We know that calling something research doesn’t mean that it’s not destructive, or inconsistent with the park purposes.  Does research include exploratory drilling?  Ore sampling?  Road building? 

Certainly research related to an environmental assessment can be very disruptive.  The mining company Taseko’s proposed activities to prepare for an environmental assessment of its controversial New Prosperity Mine included:

  • Approximately 59 test pits to inform detailed engineering of new tailings storage facility (TSF) and ore stockpile foundations;
  • 10 geophysical lines along the proposed main, west and south embankments of the TSF;
  • Approximately 8 geotechnical drill holes of approximately 50 to 75 m in depth to inform detailed engineering of the new TSF embankments;
  • Approximately 10 diamond drill holes of up to roughly 250 m in depth within the pit area to collect samples for confirmatory metallurgical work to be performed this winter; and,
  • Approximately 23.5 km of exploration trail required to access exploration sites.

The Tsilhqot'in National Government ultimately obtained an injunction preventing these activities, but such work could broadly be termed research.   

The government press release also assures us that the permits will be considered “only after a thorough review of protected area values, including management plans, impact assessments and conservation assessments.” But this requirement is nowhere to be found in Bill 4.  A “trust us, we’re government” approach to parks legislation is not good enough. 

The real purpose of this legislation is to further enable the government’s policy which allows industry to propose amendments to park boundaries where existing parks may be inconvenient.  The anticipated wide-spread use of this policy is obviously troubling, and this provision will only legitimize these types of removal of land from parks.  

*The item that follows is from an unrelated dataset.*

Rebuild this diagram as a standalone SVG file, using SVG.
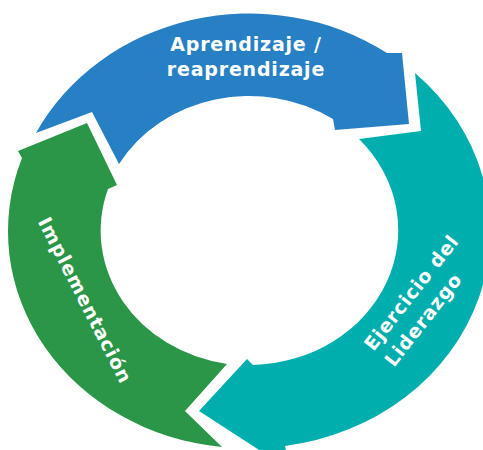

There’s a certain conflict of interest in allowing industry (albeit with government permission) to trash a part of a park in the name of “research” when they want to see that land removed from the park. 

Environment Minister Polak seeks to justify the changes as benefiting more than just industry, and as potentially avoiding environmental harm:

Polak noted that not all permit applications will be from companies seeking industrial projects. … The Kitselas First Nation near Terrace is seeking an amendment to 269-hectare Kleanza Creek Provincial Park to allow for access to drinking water. Access roads are another potential rationale for a park boundary amendment.

She noted that allowing a small land removal from a park might result in less environmental damage than if a company had to seek an alternative route.

However, there is little doubt that this amendment is intended to benefit industry in the vast majority of cases.  Nor is there any requirement in the amendments that research, or changes to park boundaries, only occur in the limited circumstances that she is referring to. 

Bright lights and small parks

There are two other amendments in Bill 4 that also weaken protection for parks.

First, it reduces legal protection for small parks.  Currently, park use permits cannot be given to allow resources to be taken from small parks – 2023 hectares or less in size – recognizing that small parks can be more easily affected by resource use.  Bill 4 would eliminate this restriction, allowing park use permits to be issued for resource use in the smallest parks. 

Second, it gives the Minister the power to grant park use permits to the commercial film industry as long as the filming activity “is not detrimental to the recreational values of the park” – again a far weaker test than whether the permit is “necessary” for the park purposes and one that ignores the conservation values of the park. 

Conclusion

Bill 4 seems to be premised on the idea park protection unreasonably constrains government and industry.  That’s not consistent with the BC government’s claim that parks are a public trust, to be managed for the protection of BC’s natural environment, and the inspiration, use and enjoyment of British Columbians.  Our protected areas, and we as British Columbians, deserve better.